Zack: I wasn’t sure about it until the moment when she sees herself as Luke and realizes she is becoming a monster, like Vader. That conversation between her and Obi-wan, plus that moment, worked and so I was happy to have her back for the finale. And I do think she shows up again, somewhere.
Ari: With the announcement of Fallen Order 2 taking place around the same point in the timeline, and the prevalence of Inquisitors in the first game, that seems likely, yeah. But I don’t know, I guess I just couldn’t square the logic of her going to Tattooine to murder Luke? Like what was the point of that? Other than an excuse to get her and Obi-Wan on screen together again.
Zack: She just wanted to hurt Obi-Wan, somehow. She couldn’t kill Vader and was desperate for revenge.
Ethan: I read it as her being able to kill Vader’s kid.

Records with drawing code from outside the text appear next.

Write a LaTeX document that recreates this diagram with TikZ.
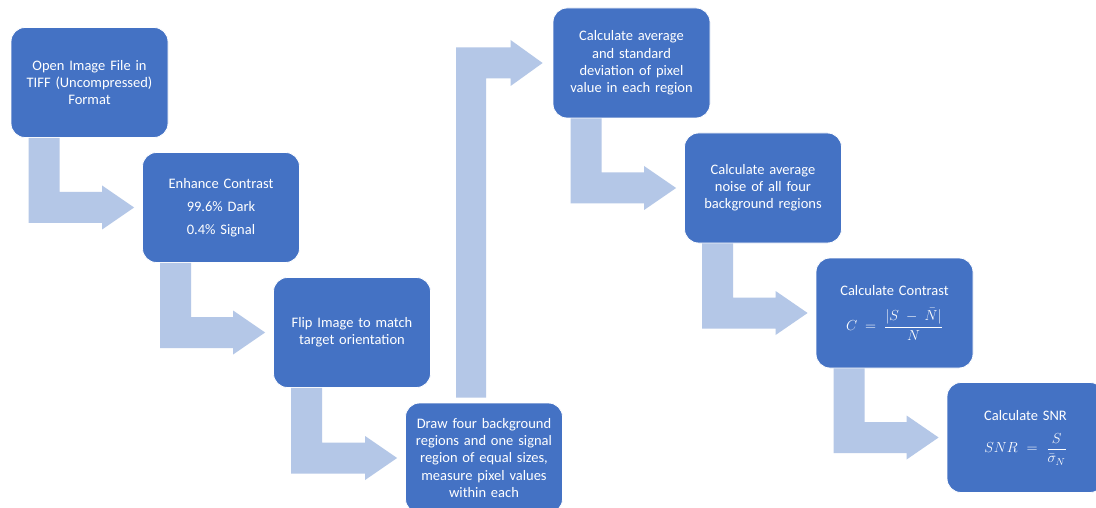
\RequirePackage{fix-cm}
\documentclass[tikz,border=0pt]{standalone}
\usepackage{fontspec}
\setmainfont{Carlito}
\usetikzlibrary{calc}
\definecolor{boxblue}{HTML}{4472C4}
\definecolor{arrblue}{HTML}{B4C7E7}
\tikzset{
  stepbox/.style={fill=boxblue, draw=white, line width=0.8pt, rounded corners=14pt,
    minimum width=157pt, minimum height=110pt, text width=152pt, align=center,
    text=white, inner sep=2pt, font=\fontsize{14.5}{17.2}\selectfont},
  arr/.style={fill=arrblue}
}
\newcommand\bentarr[2]{%
  \fill[arr] let \p1=(#1.south west), \p2=(#2.west) in
    (\x1+18pt,\y1) -- (\x1+49pt,\y1) -- (\x1+49pt,\y2+15.5pt) -- (\x2-40pt,\y2+15.5pt)
    -- (\x2-40pt,\y2+22pt) -- (\x2-8pt,\y2) -- (\x2-40pt,\y2-22pt) -- (\x2-40pt,\y2-15.5pt)
    -- (\x1+18pt,\y2-15.5pt) -- cycle;}
\begin{document}
\begin{tikzpicture}[x=1pt,y=-1pt]
\useasboundingbox (0,0) rectangle (1096,508);
\clip (0,0) rectangle (1096,508);
\fill[white] (0,0) rectangle (1096,508);
\node[stepbox] (b1) at (89.5,82.5) {Open Image File in\\TIFF (Uncompressed)\\Format};
\node[stepbox] (b2) at (221,207.5) {Enhance Contrast\\[6pt]99.6\% Dark\\[6pt]0.4\% Signal};
\node[stepbox] (b3) at (352,332.5) {Flip Image to match\\target orientation};
\node[stepbox] (b4) at (484,458) {Draw four background\\regions and one signal\\region of equal sizes,\\measure pixel values\\within each};
\node[stepbox] (b5) at (631.5,63) {Calculate average\\and standard\\deviation of pixel\\value in each region};
\node[stepbox] (b6) at (763,188) {Calculate average\\noise of all four\\background regions};
\node[stepbox] (b7) at (894.5,313) {Calculate Contrast\\[12pt]$\displaystyle C=\frac{|S\;-\;\bar N|}{\bar N}$};
\node[stepbox] (b8) at (1025.5,437.5) {Calculate SNR\\[12pt]$\displaystyle SNR=\frac{S}{\bar\sigma_N}$};
\bentarr{b1}{b2}
\bentarr{b2}{b3}
\bentarr{b3}{b4}
\bentarr{b5}{b6}
\bentarr{b6}{b7}
\bentarr{b7}{b8}
\fill[arr] let \p1=(b4.north west), \p2=(b5.west) in
    (\x1+51pt,\y1+5pt) -- (\x1+81pt,\y1+5pt) -- (\x1+81pt,\y2-15.5pt) -- (\x2-42pt,\y2-15.5pt)
    -- (\x2-42pt,\y2-23pt) -- (\x2-10pt,\y2) -- (\x2-42pt,\y2+23pt) -- (\x2-42pt,\y2+15.5pt)
    -- (\x1+51pt,\y2+15.5pt) -- cycle;
\end{tikzpicture}
\end{document}
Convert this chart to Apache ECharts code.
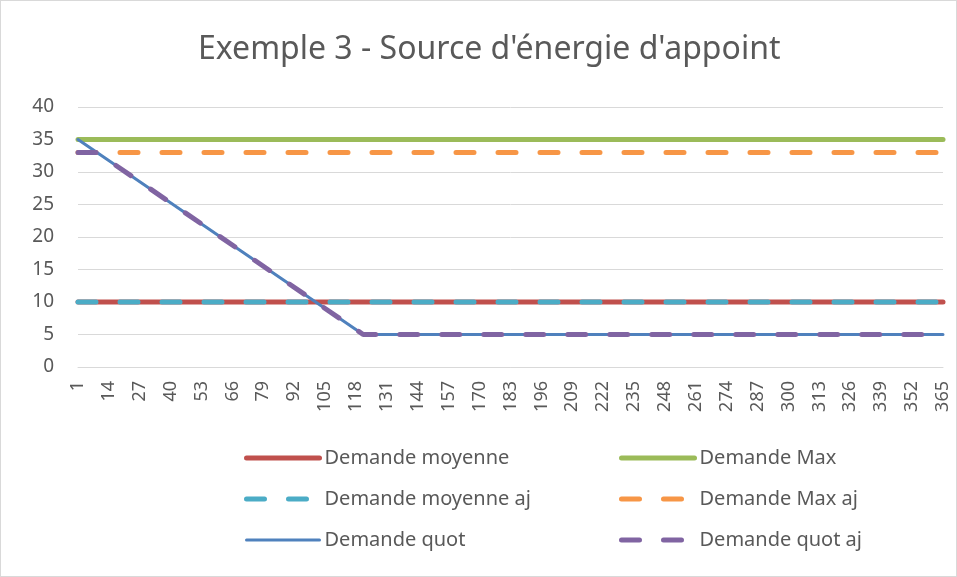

Ari: Is it established that she knows Luke’s his kid?
Zack: Did the message say it was Vader’s kid?
Ethan: Don’t head-canon shame me.
Zack: Lol. I did like how Luke never sees her lightsaber, so he can still be surprised to see Obi-Wan’s. It reminded me of how Anakin and General Grievous never meet in Clone Wars, so his line about the general looking short works in Revenge of the Sith.
Ethan: It’s wild they spend so much time worrying about the silly continuity stuff (and only half the time) and not, like, making good TV.
Zack: But Ethan, it was good TV?! But also I’m a sucker for them doing silly things like that to protect ~the canon~.
Ari: Honestly, shoot the canon with a Death Star cannon.
Ethan: I do think it’s telling that they spent all this money and time and basically delivered on little more than you’d get from a BioWare Old Republic cinematic trailer. Here’s to Jedi Fallen Order 2 (sorry, never gonna call it Survivor) being better than every new Star Wars thing since Disney Plus launched.
Zack: Hey, Bad Batch was great!
Ari: Let’s call it Jedi Standing-Back-Up-Again Order.
Zack: So, who’s excited about Andor?
[Everyone abandons Zack to his own personal fantasy realm in which even the prequels are considered good.]